Going forward, the way to avoid a repeat is paying as you go. If you don't already, learn how quarterly estimated taxes work and set aside roughly 25–30% of each payout.
How to respond, step by step
- Pull your records and transcripts so you know which years are missing and what was reported.
- File every required back return — usually the last six years — with your mileage and expense deductions on Schedule C.
- Confirm the real balance in your IRS online account once the returns post.
- If you can pay: pay at IRS.gov/payments to stop penalties and interest.
- If you can't pay in full: choose the plan or hardship option above and set it up before any notice deadline.
- Start estimated payments now so next year's return doesn't add to the pile.
Behind on taxes from driving?
Tell us how many years you missed and roughly what you earned. An experienced tax professional will map out your deductions, your real balance, and the best option to clear it — free, confidential, no pressure.
Uber driver back taxes: questions, answered
Why do Uber drivers owe so much in back taxes?
Uber and Lyft don't withhold any taxes from your pay. You're treated as self-employed, so you owe regular income tax plus 15.3% self-employment tax on your net profit. If you never set money aside or made quarterly estimated payments, the bill stacks up across the whole year — and grows with penalties and interest once it's late.
Can I deduct mileage on my old rideshare returns?
Yes. Business mileage is usually a rideshare driver's biggest deduction, and you can claim it on back returns you file now. Use the standard mileage rate for the year in question, or your actual vehicle costs. Pull your Uber and Lyft tax summaries, bank records, and any mileage logs to rebuild the numbers — deductions you missed can lower the tax you actually owe.
What if I never filed a return for my Uber income?
File the missing returns as soon as you can. The IRS receives a 1099-K or 1099-NEC for your rideshare income, so it already knows about the money. Filing yourself — with your deductions — almost always beats letting the IRS file a substitute return that ignores your expenses. You generally need to file the last six years to get back in good standing.
Can I set up a payment plan for rideshare back taxes?
Yes. If you owe under $50,000 and have filed all required returns, you can usually set up a streamlined installment agreement online and pay over up to 72 months. If money is genuinely tight, you may also qualify for Currently Not Collectible status or, when your finances truly support it, an Offer in Compromise for less than the full balance.
Will the IRS take my car if I drive for Uber and owe back taxes?

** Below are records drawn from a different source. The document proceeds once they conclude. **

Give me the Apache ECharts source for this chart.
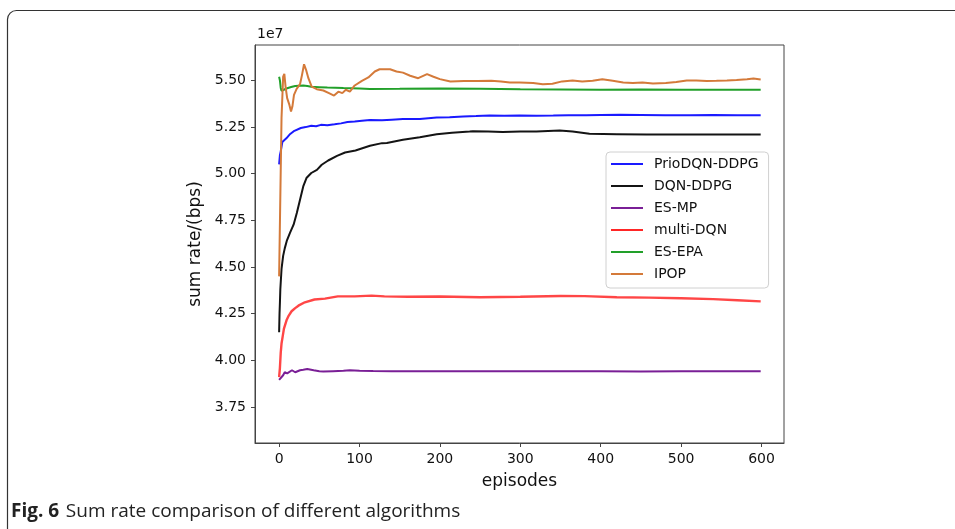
<!DOCTYPE html>
<html>
<head>
<meta charset="utf-8">
<script src="https://cdn.jsdelivr.net/npm/echarts@6/dist/echarts.min.js"></script>
<style>
html,body{margin:0;padding:0;background:#fff;}
#chart{width:955px;height:529px;}
</style>
</head>
<body>
<div id="chart"></div>
<script>
// values in units of 1e7 bps
var xTicks = [0, 100, 200, 300, 400, 500, 600];
var yTicks = [3.75, 4.00, 4.25, 4.50, 4.75, 5.00, 5.25, 5.50];
var seriesNames = ['PrioDQN-DDPG', 'DQN-DDPG', 'ES-MP', 'multi-DQN', 'ES-EPA', 'IPOP'];

var prioEp  = [0, 1, 2, 4, 6, 9, 13, 19, 27, 33, 40, 46, 52, 60, 69, 77, 85, 94, 103, 113, 128, 140, 154, 175, 196, 212, 229, 245, 262, 280, 299, 320, 341, 360, 382, 400, 424, 450, 480, 510, 540, 570, 599];
var prioVal = [5.05, 5.10, 5.12, 5.17, 5.18, 5.19, 5.21, 5.23, 5.245, 5.25, 5.257, 5.255, 5.262, 5.26, 5.265, 5.27, 5.277, 5.28, 5.284, 5.288, 5.287, 5.29, 5.293, 5.293, 5.301, 5.303, 5.307, 5.309, 5.312, 5.311, 5.312, 5.311, 5.312, 5.313, 5.314, 5.315, 5.316, 5.315, 5.314, 5.314, 5.315, 5.314, 5.314];

var dqnEp  = [0, 0.5, 1, 1.5, 3, 5, 7, 9.5, 13.5, 18, 22, 26, 30, 34, 40, 47, 53, 61, 72, 82, 95, 113, 128, 134, 154, 175, 196, 215, 237, 241, 260, 278, 300, 320, 349, 365, 386, 420, 457, 500, 550, 599];
var dqnVal = [4.15, 4.25, 4.31, 4.38, 4.49, 4.56, 4.60, 4.64, 4.683, 4.727, 4.79, 4.861, 4.932, 4.977, 5.004, 5.021, 5.048, 5.071, 5.096, 5.114, 5.125, 5.15, 5.164, 5.165, 5.182, 5.196, 5.212, 5.22, 5.226, 5.228, 5.226, 5.224, 5.226, 5.226, 5.232, 5.226, 5.214, 5.212, 5.21, 5.21, 5.21, 5.21];

var esmpEp  = [0, 2, 5, 7, 10, 12, 16, 20, 26, 30, 35, 43, 50, 55, 67, 80, 88, 100, 117, 140, 158, 199, 250, 300, 350, 400, 450, 500, 550, 599];
var esmpVal = [3.895, 3.905, 3.92, 3.936, 3.93, 3.924, 3.947, 3.936, 3.947, 3.95, 3.954, 3.947, 3.942, 3.94, 3.942, 3.944, 3.947, 3.944, 3.943, 3.942, 3.941, 3.942, 3.942, 3.941, 3.941, 3.941, 3.94, 3.941, 3.941, 3.941];

var mdqnEp  = [0, 1, 2, 3, 4.5, 6, 9.5, 12, 15.5, 20, 24, 32, 44, 57, 73, 94, 115, 131, 160, 200, 250, 300, 350, 380, 420, 460, 500, 540, 570, 599];
var mdqnVal = [3.91, 3.96, 4.04, 4.09, 4.13, 4.17, 4.218, 4.24, 4.263, 4.28, 4.293, 4.311, 4.326, 4.331, 4.343, 4.343, 4.347, 4.343, 4.341, 4.342, 4.338, 4.341, 4.345, 4.344, 4.338, 4.336, 4.333, 4.328, 4.322, 4.316];

var esepaEp  = [0, 1, 2, 3, 5, 10, 15, 20, 25, 30, 35, 40, 50, 60, 80, 100, 113, 150, 200, 250, 300, 350, 400, 450, 500, 550, 599];
var esepaVal = [5.52, 5.50, 5.46, 5.445, 5.45, 5.458, 5.465, 5.47, 5.472, 5.473, 5.47, 5.466, 5.464, 5.462, 5.459, 5.457, 5.454, 5.455, 5.457, 5.455, 5.453, 5.452, 5.45, 5.451, 5.45, 5.45, 5.45];

var ipopEp  = [0, 1.5, 3, 5, 6.5, 8, 10, 12.8, 14.8, 16.5, 18.5, 21.8, 26, 28.5, 31, 33.5, 36.4, 40.5, 46.8, 55, 62, 68.3, 73.7, 78.6, 83, 88, 94, 103, 111, 119, 125, 138, 146, 154, 163, 173, 184, 192, 200, 213, 230, 247, 264, 276, 287, 299, 316, 328, 340, 352, 365, 377, 390, 402, 415, 428, 440, 452, 465, 481, 494, 507, 519, 532, 544, 557, 569, 582, 590, 599];
var ipopVal = [4.45, 4.45, 5.30, 5.52, 5.535, 5.467, 5.405, 5.369, 5.334, 5.36, 5.423, 5.455, 5.48, 5.53, 5.587, 5.557, 5.512, 5.467, 5.453, 5.446, 5.432, 5.419, 5.44, 5.432, 5.45, 5.44, 5.473, 5.498, 5.516, 5.548, 5.56, 5.56, 5.548, 5.542, 5.525, 5.512, 5.534, 5.52, 5.507, 5.494, 5.497, 5.497, 5.498, 5.495, 5.489, 5.489, 5.486, 5.48, 5.482, 5.495, 5.50, 5.495, 5.498, 5.507, 5.498, 5.489, 5.486, 5.489, 5.484, 5.486, 5.492, 5.50, 5.50, 5.497, 5.498, 5.50, 5.503, 5.507, 5.51, 5.505];

function pairs(xs, ys) { return xs.map(function (x, i) { return [x, ys[i]]; }); }

var colors = ['#1a1aff', '#141414', '#7a1f96', '#ff2626', '#22a02a', '#d47a3a'];
var dataSets = [pairs(prioEp, prioVal), pairs(dqnEp, dqnVal), pairs(esmpEp, esmpVal), pairs(mdqnEp, mdqnVal), pairs(esepaEp, esepaVal), pairs(ipopEp, ipopVal)];

var font = 'DejaVu Sans';
var chart = echarts.init(document.getElementById('chart'), null, {renderer: 'canvas'});
var series = seriesNames.map(function (n, i) {
  return {
    name: n, type: 'line', data: dataSets[i], symbol: 'none', smooth: false,
    lineStyle: {color: colors[i], width: i === 3 ? 2.4 : 2, opacity: i === 3 ? 0.85 : 1},
    itemStyle: {color: colors[i]},
    animation: false
  };
});

chart.setOption({
  backgroundColor: '#fff',
  animation: false,
  grid: {left: 255, top: 45, width: 529, height: 398, show: true, borderColor: '#444', borderWidth: 1, backgroundColor: 'transparent'},
  xAxis: {
    type: 'value', min: -30, max: 628,
    name: 'episodes', nameLocation: 'middle', nameGap: 30,
    nameTextStyle: {fontFamily: font, fontSize: 17, color: '#111'},
    axisLine: {show: true, onZero: false, lineStyle: {color: '#444'}},
    axisTick: {show: true, length: 4, lineStyle: {color: '#444'}, customValues: xTicks},
    axisLabel: {fontFamily: font, fontSize: 14, color: '#111', margin: 9, customValues: xTicks},
    splitLine: {show: false}
  },
  yAxis: {
    type: 'value', min: 3.557, max: 5.69,
    name: 'sum rate/(bps)', nameLocation: 'middle', nameGap: 50,
    nameTextStyle: {fontFamily: font, fontSize: 17, color: '#111'},
    axisLine: {show: true, onZero: false, lineStyle: {color: '#444'}},
    axisTick: {show: true, length: 4, lineStyle: {color: '#444'}, customValues: yTicks},
    axisLabel: {fontFamily: font, fontSize: 14, color: '#111', margin: 9, customValues: yTicks,
      formatter: function (v) { return v.toFixed(2); }},
    splitLine: {show: false}
  },
  legend: {
    orient: 'vertical', left: 606, top: 152,
    data: seriesNames,
    icon: 'path://M0,0L32,0L32,2L0,2Z',
    itemWidth: 32, itemHeight: 2, itemGap: 8,
    padding: [5, 10, 7, 5],
    backgroundColor: '#fff', borderColor: '#d0d0d0', borderWidth: 1, borderRadius: 4,
    textStyle: {fontFamily: font, fontSize: 14, lineHeight: 14, color: '#111', padding: [0, 0, 0, 6]}
  },
  graphic: [
    {type: 'rect', silent: true, shape: {x: 7.5, y: 10.5, width: 1000, height: 600, r: [9, 0, 0, 0]},
      style: {fill: 'none', stroke: '#333', lineWidth: 1.2}},
    {type: 'text', left: 257, top: 27, style: {text: '1e7', font: '14px "DejaVu Sans"', fill: '#111'}},
    {type: 'text', left: 11, top: 502, style: {
      text: '{b|Fig. 6}  {r|Sum rate comparison of different algorithms}',
      rich: {
        b: {fontFamily: 'Open Sans', fontWeight: 'bold', fontSize: 19, fill: '#222'},
        r: {fontFamily: 'Open Sans', fontSize: 19, fill: '#222'}
      }
    }}
  ],
  series: series
});
</script>
</body>
</html>
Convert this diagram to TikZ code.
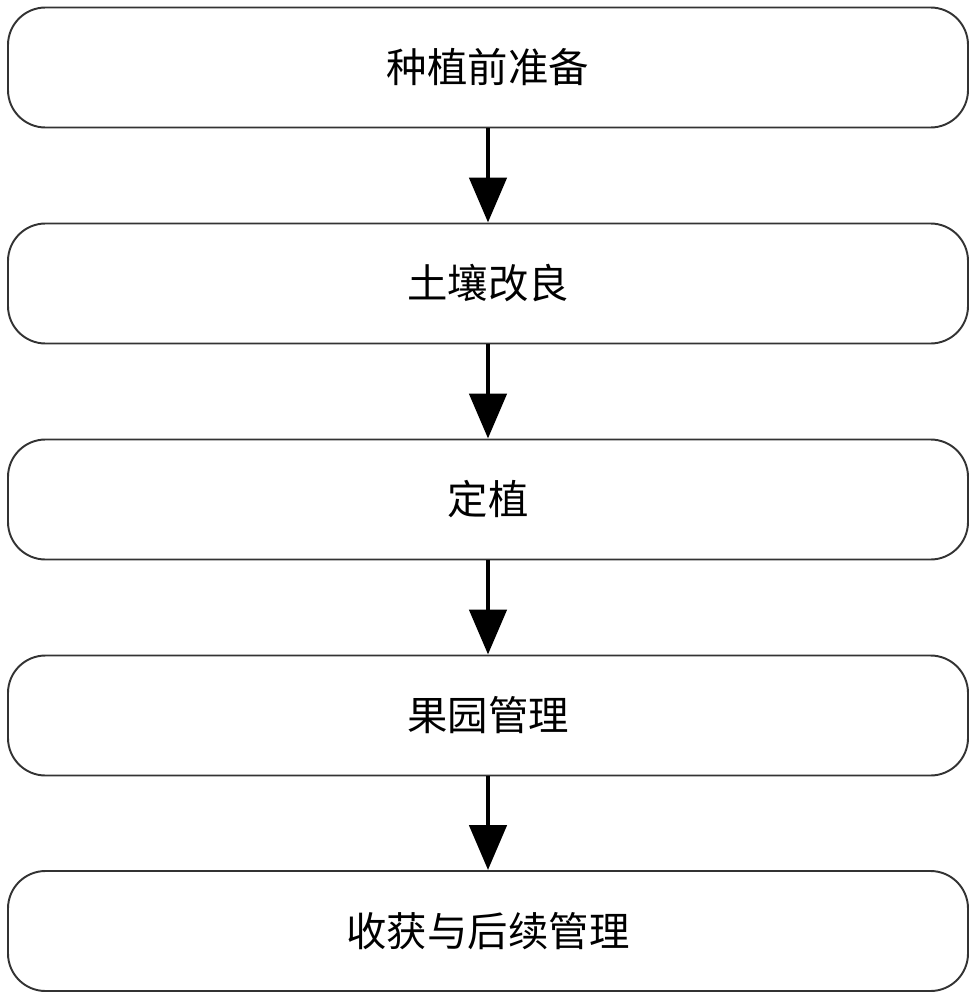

It's very unlikely, especially if your car is your main way to earn a living. The IRS rarely seizes a vehicle a taxpayer needs to make money. The bigger risks are wage or bank levies and a federal tax lien if you ignore the collection notices. Setting up a payment plan or hardship status stops that enforcement.
This guide is general information, not tax or legal advice for your specific situation. Eligibility for IRS programs depends on individual facts and circumstances; no outcome is guaranteed.